-- AIM OF THE EXERCISE --
Scan the listing that follows and report how many lines contain "this". Write the number alone.

-- MATERIAL PROVIDED --

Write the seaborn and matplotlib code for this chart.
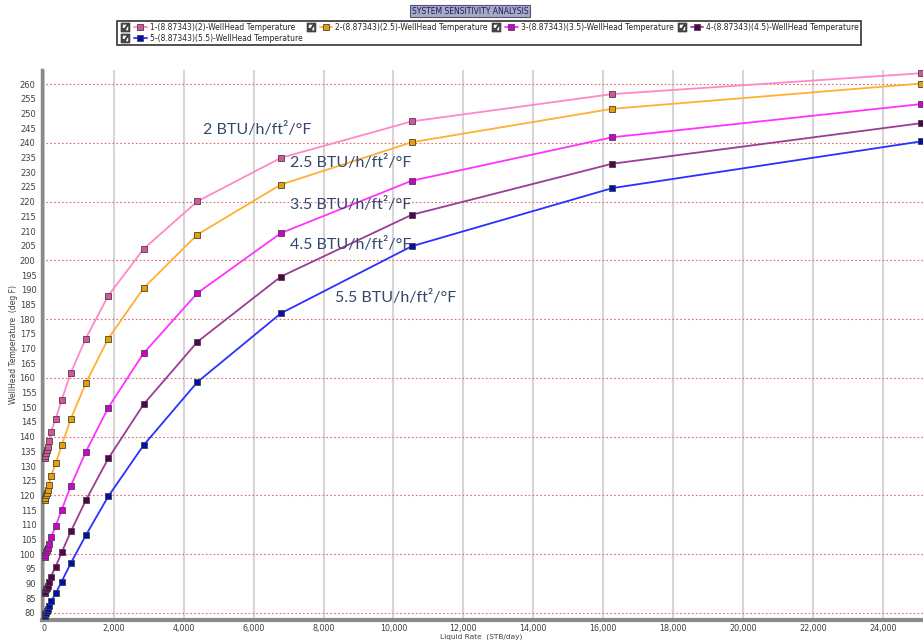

...

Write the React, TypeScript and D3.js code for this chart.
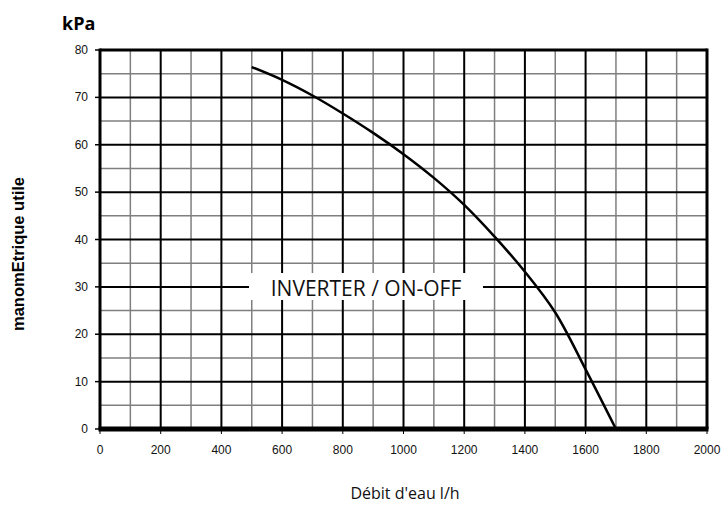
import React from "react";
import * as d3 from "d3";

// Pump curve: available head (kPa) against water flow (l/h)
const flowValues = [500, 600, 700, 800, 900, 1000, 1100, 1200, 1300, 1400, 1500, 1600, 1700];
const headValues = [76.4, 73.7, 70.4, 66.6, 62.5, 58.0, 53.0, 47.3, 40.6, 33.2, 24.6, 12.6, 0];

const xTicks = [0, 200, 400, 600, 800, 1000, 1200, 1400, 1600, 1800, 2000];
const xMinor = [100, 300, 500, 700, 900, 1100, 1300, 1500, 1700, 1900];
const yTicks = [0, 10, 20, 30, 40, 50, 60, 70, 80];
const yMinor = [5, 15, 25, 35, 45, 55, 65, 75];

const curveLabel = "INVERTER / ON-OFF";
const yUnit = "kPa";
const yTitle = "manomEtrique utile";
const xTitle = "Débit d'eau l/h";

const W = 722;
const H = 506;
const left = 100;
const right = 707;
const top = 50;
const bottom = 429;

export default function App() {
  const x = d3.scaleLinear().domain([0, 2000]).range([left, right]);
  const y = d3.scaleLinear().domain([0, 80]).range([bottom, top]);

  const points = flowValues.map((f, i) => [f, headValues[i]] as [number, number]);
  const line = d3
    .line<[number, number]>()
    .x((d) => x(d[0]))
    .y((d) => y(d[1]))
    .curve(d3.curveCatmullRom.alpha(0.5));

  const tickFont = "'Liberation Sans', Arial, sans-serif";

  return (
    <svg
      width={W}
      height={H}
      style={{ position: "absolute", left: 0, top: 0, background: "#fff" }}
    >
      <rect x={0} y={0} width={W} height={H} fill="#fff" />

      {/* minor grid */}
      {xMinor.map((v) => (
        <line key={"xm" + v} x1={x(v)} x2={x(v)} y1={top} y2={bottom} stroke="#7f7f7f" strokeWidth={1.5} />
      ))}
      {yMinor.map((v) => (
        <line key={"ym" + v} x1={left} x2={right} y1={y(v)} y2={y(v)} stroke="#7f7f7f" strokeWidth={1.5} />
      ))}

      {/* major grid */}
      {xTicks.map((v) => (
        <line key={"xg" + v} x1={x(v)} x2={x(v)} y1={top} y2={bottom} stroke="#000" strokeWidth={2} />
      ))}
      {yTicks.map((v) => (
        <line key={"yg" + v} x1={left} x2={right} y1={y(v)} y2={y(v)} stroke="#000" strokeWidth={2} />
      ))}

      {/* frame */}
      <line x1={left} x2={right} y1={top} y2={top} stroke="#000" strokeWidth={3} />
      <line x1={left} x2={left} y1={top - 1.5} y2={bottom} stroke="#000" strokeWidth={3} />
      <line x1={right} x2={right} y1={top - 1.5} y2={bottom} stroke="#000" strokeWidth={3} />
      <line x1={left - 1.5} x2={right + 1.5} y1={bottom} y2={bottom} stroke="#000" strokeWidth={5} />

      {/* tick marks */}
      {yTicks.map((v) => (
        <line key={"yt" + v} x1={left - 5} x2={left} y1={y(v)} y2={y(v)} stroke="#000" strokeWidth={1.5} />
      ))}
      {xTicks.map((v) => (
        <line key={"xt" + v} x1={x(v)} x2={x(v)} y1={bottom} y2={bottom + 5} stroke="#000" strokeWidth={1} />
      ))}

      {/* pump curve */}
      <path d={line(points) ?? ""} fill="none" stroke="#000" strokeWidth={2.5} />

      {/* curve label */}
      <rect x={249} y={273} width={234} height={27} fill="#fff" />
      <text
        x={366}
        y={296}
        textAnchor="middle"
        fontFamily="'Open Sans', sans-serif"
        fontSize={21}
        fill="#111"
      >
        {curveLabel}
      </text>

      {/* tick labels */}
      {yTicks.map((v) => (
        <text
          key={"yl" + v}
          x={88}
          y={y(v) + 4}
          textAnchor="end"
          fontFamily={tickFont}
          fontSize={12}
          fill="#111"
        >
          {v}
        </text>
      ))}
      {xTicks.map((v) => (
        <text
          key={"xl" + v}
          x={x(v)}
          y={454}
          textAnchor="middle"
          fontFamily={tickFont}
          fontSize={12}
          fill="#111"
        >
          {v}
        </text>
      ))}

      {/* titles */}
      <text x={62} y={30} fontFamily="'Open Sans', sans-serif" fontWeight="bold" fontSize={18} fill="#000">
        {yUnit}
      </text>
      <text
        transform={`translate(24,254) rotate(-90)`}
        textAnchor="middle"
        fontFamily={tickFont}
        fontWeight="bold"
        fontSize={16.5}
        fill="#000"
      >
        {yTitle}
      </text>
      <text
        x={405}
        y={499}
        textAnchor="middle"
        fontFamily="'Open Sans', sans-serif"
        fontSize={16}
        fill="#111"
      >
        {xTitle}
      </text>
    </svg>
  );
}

--

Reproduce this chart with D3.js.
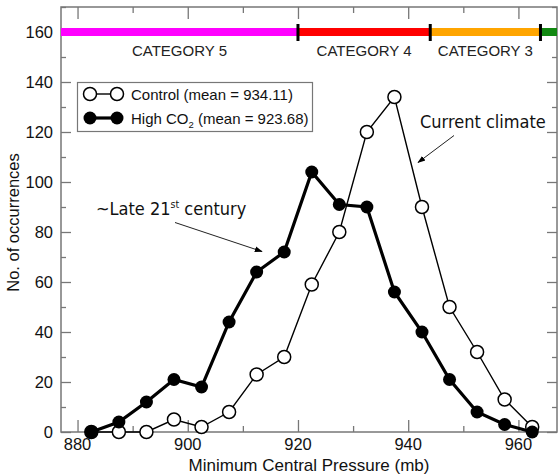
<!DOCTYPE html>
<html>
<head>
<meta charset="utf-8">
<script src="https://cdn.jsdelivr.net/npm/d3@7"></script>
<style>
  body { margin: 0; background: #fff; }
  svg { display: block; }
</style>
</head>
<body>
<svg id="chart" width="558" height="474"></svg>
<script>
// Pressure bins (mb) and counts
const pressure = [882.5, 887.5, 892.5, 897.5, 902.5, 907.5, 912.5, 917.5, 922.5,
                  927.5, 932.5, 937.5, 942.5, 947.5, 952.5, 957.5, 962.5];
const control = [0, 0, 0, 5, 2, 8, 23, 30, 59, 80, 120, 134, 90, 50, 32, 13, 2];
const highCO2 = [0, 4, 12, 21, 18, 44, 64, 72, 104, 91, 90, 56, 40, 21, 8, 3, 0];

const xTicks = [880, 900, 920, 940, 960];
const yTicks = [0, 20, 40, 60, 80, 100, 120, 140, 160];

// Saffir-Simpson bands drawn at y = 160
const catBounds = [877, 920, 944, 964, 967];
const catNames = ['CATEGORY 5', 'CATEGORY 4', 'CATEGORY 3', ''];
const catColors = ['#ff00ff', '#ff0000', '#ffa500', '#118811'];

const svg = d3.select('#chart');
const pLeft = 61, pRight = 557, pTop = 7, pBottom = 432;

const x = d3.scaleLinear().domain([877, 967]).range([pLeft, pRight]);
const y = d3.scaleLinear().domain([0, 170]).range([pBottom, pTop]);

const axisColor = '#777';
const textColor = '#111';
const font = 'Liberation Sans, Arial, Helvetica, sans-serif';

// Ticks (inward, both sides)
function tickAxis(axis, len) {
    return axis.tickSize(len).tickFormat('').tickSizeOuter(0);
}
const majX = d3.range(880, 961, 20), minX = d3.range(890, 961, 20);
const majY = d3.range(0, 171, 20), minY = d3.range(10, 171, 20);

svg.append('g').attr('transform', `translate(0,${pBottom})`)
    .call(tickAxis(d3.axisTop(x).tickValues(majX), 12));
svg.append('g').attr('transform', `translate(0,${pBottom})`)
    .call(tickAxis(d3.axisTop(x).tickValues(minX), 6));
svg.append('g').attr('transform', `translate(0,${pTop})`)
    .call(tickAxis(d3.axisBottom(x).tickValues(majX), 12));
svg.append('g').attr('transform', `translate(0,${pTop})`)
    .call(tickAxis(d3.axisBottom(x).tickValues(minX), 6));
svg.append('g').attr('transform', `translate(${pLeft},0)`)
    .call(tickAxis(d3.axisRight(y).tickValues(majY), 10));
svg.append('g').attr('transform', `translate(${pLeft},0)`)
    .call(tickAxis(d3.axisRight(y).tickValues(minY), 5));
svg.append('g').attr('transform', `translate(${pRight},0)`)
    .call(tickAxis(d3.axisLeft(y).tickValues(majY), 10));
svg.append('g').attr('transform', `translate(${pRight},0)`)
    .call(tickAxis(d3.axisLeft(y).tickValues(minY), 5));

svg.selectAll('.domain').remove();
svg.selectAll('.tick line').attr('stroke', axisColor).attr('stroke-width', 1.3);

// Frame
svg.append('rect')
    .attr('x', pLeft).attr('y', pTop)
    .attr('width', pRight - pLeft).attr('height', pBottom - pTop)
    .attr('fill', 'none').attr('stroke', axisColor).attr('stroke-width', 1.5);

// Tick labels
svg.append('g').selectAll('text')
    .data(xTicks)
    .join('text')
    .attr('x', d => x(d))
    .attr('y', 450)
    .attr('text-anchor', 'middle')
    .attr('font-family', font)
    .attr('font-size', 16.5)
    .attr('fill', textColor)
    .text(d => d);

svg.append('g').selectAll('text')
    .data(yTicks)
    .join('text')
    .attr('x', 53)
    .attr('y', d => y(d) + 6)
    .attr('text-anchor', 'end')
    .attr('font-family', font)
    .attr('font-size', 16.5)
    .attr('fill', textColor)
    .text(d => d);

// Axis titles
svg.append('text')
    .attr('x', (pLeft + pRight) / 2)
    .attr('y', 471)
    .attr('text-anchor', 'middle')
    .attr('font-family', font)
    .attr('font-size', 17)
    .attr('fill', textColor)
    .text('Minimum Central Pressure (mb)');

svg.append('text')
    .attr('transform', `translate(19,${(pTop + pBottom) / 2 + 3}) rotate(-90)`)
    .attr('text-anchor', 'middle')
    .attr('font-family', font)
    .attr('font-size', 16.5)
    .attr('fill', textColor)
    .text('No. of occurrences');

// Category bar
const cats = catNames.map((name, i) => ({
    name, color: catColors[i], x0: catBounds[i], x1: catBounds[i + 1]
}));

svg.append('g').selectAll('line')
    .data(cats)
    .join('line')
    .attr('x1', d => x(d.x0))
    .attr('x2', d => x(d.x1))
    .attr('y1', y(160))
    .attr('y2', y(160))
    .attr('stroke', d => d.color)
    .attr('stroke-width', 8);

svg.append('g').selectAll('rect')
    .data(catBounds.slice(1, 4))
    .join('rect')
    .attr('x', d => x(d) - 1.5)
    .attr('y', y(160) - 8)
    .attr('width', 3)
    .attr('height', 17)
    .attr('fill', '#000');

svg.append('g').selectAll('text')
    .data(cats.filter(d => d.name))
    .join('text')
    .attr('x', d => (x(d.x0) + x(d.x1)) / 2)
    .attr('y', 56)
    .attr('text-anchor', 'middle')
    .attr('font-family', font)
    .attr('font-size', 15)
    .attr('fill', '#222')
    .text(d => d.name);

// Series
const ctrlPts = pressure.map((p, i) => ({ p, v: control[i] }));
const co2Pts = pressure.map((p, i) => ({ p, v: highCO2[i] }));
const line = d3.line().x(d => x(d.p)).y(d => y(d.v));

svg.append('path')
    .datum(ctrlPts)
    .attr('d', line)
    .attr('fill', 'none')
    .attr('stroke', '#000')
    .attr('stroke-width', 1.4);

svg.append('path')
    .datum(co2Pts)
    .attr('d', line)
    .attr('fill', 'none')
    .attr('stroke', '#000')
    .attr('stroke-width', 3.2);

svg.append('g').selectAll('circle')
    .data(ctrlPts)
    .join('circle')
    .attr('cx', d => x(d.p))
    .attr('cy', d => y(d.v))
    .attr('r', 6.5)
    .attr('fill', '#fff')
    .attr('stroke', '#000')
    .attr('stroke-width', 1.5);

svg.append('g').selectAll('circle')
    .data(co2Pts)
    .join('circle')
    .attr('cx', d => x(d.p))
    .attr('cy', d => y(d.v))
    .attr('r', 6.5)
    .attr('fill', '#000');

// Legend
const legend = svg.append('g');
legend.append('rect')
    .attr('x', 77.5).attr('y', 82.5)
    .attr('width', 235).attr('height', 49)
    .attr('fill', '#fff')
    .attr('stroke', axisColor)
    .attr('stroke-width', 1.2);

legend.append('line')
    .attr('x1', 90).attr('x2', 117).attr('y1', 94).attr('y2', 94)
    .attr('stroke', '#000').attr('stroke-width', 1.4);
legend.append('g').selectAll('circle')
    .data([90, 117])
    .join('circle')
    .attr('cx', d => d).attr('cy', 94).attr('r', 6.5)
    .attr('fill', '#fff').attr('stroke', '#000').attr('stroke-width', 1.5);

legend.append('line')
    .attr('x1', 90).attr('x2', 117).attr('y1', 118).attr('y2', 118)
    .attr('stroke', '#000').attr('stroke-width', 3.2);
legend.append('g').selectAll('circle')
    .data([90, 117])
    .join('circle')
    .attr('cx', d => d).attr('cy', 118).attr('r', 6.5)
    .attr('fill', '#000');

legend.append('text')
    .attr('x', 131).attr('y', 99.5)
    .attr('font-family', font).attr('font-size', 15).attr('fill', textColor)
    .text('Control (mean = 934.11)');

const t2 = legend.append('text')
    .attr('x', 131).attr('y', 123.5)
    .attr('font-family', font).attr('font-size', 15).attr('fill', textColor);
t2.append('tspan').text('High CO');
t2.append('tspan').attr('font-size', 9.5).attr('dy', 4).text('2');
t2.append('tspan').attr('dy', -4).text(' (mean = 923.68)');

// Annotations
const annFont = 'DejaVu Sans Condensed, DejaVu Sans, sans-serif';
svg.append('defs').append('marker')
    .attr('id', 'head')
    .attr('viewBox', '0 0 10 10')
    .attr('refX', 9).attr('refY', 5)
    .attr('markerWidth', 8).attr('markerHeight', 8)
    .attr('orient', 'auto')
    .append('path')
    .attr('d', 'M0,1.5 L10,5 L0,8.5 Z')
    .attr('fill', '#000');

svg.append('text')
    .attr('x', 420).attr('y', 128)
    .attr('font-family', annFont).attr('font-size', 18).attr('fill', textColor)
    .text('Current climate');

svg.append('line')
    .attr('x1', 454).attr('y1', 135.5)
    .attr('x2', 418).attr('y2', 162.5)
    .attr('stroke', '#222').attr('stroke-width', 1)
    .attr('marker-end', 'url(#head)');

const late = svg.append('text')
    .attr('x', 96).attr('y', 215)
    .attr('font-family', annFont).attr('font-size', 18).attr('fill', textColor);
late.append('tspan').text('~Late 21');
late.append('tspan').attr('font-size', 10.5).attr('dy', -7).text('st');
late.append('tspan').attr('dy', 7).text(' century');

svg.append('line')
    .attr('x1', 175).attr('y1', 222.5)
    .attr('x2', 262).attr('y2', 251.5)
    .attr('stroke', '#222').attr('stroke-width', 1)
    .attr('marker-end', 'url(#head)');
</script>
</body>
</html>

-- REPLY --
3